Quand la peinture devient un enjeu lors de l’état des lieux
Le jour de l’état des lieux de sortie, la peinture se retrouve sous les projecteurs, scrutée dans ses moindres nuances. L’état des lieux d’entrée fait foi : chaque défaut, chaque altération ou tache est consigné. À la sortie, tout se joue sur la comparaison. Si la couleur d’origine a cédé la place à une nuance jugée trop tranchée, ou si la fraîcheur de la peinture laisse à désirer, le propriétaire peut exiger une remise à niveau.
La notion de vétusté pèse alors dans le débat. La fameuse grille de vétusté répartit la responsabilité des travaux selon l’âge naturel du bien. Un mur jauni, usé par le temps ? C’est pour le bailleur. Une peinture abîmée par négligence ou une couleur trop marquée ? Le locataire en assume les frais.
- Les petits travaux d’entretien (raccords, retouches de peinture) incombent au locataire.
- La vétusté, elle, reste dans le camp du propriétaire.
- En cas de dégâts non justifiés par l’usure normale, le dépôt de garantie peut être mobilisé pour financer la remise en état.
L’assurance habitation n’entre en scène que lors de sinistres : dégâts des eaux, incendie… Pour le reste, chaque détail compte lors de l’état des lieux. Parfois, c’est une simple nuance qui fait pencher la balance et décide du sort du dépôt de garantie.
Conseils pratiques pour allier respect des règles et envies déco
Repeindre un appartement loué, c’est naviguer entre le texte du bail et les codes tacites du “bon goût locatif”. Le locataire reste libre de personnaliser les murs, mais la jurisprudence trace un périmètre précis : teintes trop vives ou transformations radicales peuvent se solder par une obligation coûteuse de remise à l’état d’origine.
Les couleurs neutres s’imposent comme le choix le plus sûr : elles rassurent lors de l’état des lieux et facilitent la vie du prochain occupant.

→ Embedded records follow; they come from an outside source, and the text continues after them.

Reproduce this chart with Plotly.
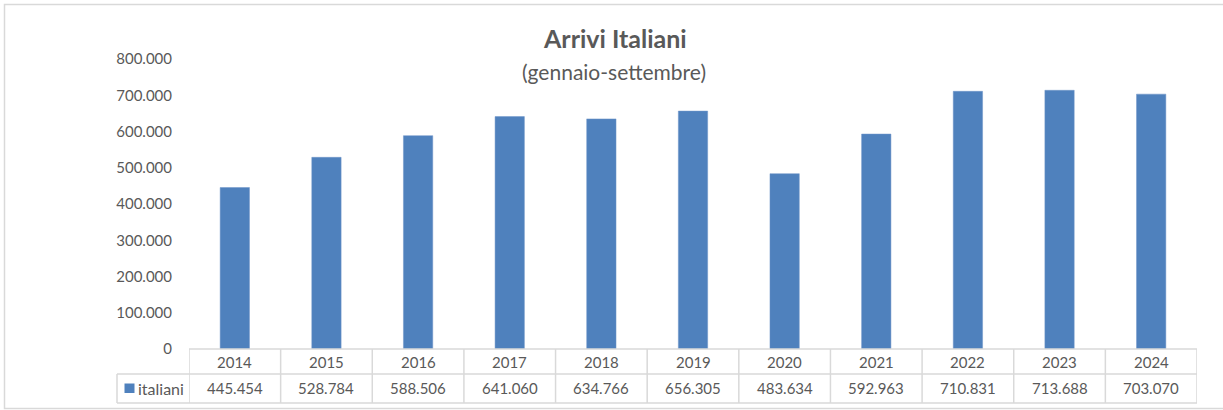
import plotly.graph_objects as go

# ---- data ----
years = ["2014", "2015", "2016", "2017", "2018", "2019", "2020", "2021", "2022", "2023", "2024"]
italiani = [445454, 528784, 588506, 641060, 634766, 656305, 483634, 592963, 710831, 713688, 703070]
series_name = "italiani"
title_text = "Arrivi Italiani"
subtitle_text = "(gennaio-settembre)"
y_ticks = [0, 100000, 200000, 300000, 400000, 500000, 600000, 700000, 800000]

W, H = 1223, 410
L, R, T, B = 189, 1197, 59, 349  # plot area pixels
PW, PH = R - L, B - T

def px(x):
    return (x - L) / PW

def py(y):
    return (B - y) / PH

def fmt(v):
    return f"{v:,}".replace(",", ".")

BAR = "#4f81bd"
GRID = "#d9d9d9"
TXT = "#595959"
FONT = "Lato"
FS = 15

xs = list(range(len(years)))

fig = go.Figure()
fig.add_trace(go.Bar(
    x=xs, y=italiani, name=series_name,
    marker=dict(color=BAR, line=dict(color="#6f95c9", width=0.5)),
    width=0.32, hoverinfo="y",
))

shapes = []
# outer chart border
shapes.append(dict(type="rect", xref="paper", yref="paper",
                   x0=px(4.5), x1=px(1240), y0=py(408.5), y1=py(4.5),
                   line=dict(color="#d9d9d9", width=1.5), fillcolor="rgba(0,0,0,0)", layer="below"))

y_top, y_mid, y_bot = py(349), py(374), py(403)
# horizontal table lines
shapes.append(dict(type="line", xref="paper", yref="paper", x0=0, x1=1, y0=y_top, y1=y_top,
                   line=dict(color=GRID, width=1.5)))
for yy in (y_mid, y_bot):
    shapes.append(dict(type="line", xref="paper", yref="paper", x0=px(117), x1=1, y0=yy, y1=yy,
                       line=dict(color=GRID, width=1.5)))
# vertical lines at category boundaries
for i in range(len(years) + 1):
    shapes.append(dict(type="line", xref="x", yref="paper", x0=i - 0.5, x1=i - 0.5,
                       y0=y_top, y1=y_bot, line=dict(color=GRID, width=1.5)))
# legend cell left edge
shapes.append(dict(type="line", xref="paper", yref="paper", x0=px(117), x1=px(117),
                   y0=y_mid, y1=y_bot, line=dict(color=GRID, width=1.5)))
# legend key square
shapes.append(dict(type="rect", xref="paper", yref="paper", x0=px(124.5), x1=px(134.5),
                   y0=py(393), y1=py(383.5), line=dict(width=0), fillcolor=BAR))

annotations = []
for i, (yr, v) in enumerate(zip(years, italiani)):
    annotations.append(dict(x=i, y=py(361.5), xref="x", yref="paper", text=yr, showarrow=False,
                            font=dict(family=FONT, size=FS, color=TXT), xanchor="center", yanchor="middle"))
    annotations.append(dict(x=i, y=py(388.5), xref="x", yref="paper", text=fmt(v), showarrow=False,
                            font=dict(family=FONT, size=FS, color=TXT), xanchor="center", yanchor="middle"))
annotations.append(dict(x=px(136), y=py(388.5), xref="paper", yref="paper", text=series_name,
                        showarrow=False, font=dict(family=FONT, size=16, color=TXT),
                        xanchor="left", yanchor="middle"))
annotations.append(dict(x=px(615), y=py(38), xref="paper", yref="paper", text="<b>" + title_text + "</b>",
                        showarrow=False, font=dict(family=FONT, size=25, color=TXT),
                        xanchor="center", yanchor="middle"))
annotations.append(dict(x=px(614), y=py(71.5), xref="paper", yref="paper", text=subtitle_text,
                        showarrow=False, font=dict(family=FONT, size=21, color=TXT),
                        xanchor="center", yanchor="middle"))

fig.update_layout(
    width=W, height=H,
    margin=dict(l=L, r=W - R, t=T, b=H - B, pad=0),
    paper_bgcolor="white", plot_bgcolor="white",
    showlegend=False,
    separators=",.",
    shapes=shapes, annotations=annotations,
    bargap=0.68,
    xaxis=dict(range=[-0.5, len(years) - 0.5], showticklabels=False, showgrid=False,
               zeroline=False, showline=False, ticks="", fixedrange=True),
    yaxis=dict(range=[0, 800000], tickvals=y_ticks, tickformat=",d", showgrid=False,
               zeroline=False, showline=False, ticks="", ticklabelstandoff=16,
               tickfont=dict(family=FONT, size=FS, color=TXT), fixedrange=True),
)

fig.write_html("out.html", config={"displayModeBar": False},
               post_script="document.body.style.margin='0';document.body.style.overflow='hidden';")
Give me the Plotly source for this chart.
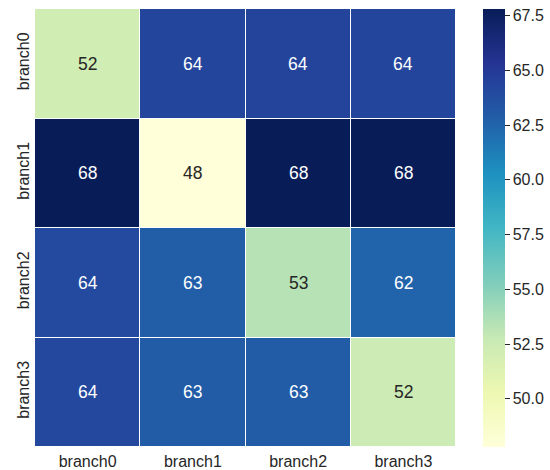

Pour ceux que la neutralité lasse, rien n’interdit de négocier : certains propriétaires acceptent volontiers une touche de couleur, surtout si la peinture en place révèle des signes de fatigue.
- Demandez une participation financière au propriétaire si les murs montrent des signes d’usure avancée. Parfois, un arrangement permet d’obtenir la prise en charge du matériel ou même une réduction de loyer en échange du rafraîchissement.
- Examinez attentivement le contrat de location : certains baux exigent un retour à la couleur d’origine, d’autres fixent des limites strictes aux fantaisies chromatiques.
Une règle d’or : la communication. Un mail ou une lettre officielle pour détailler les couleurs prévues et l’organisation des travaux, et les malentendus s’évanouissent. Mieux encore, un chantier bien mené et une déco soignée peuvent transformer une simple location en lieu de vie apprécié — et tisser une relation de confiance entre locataire et propriétaire.
En fin de compte, repeindre, c’est bien plus qu’une question de règlement. C’est une histoire de murs, de mémoire et de liberté, qui se joue entre les lignes du contrat et les envies de couleur. Un mur frais, c’est parfois tout ce qu’il faut pour ouvrir la fenêtre sur un nouveau chapitre.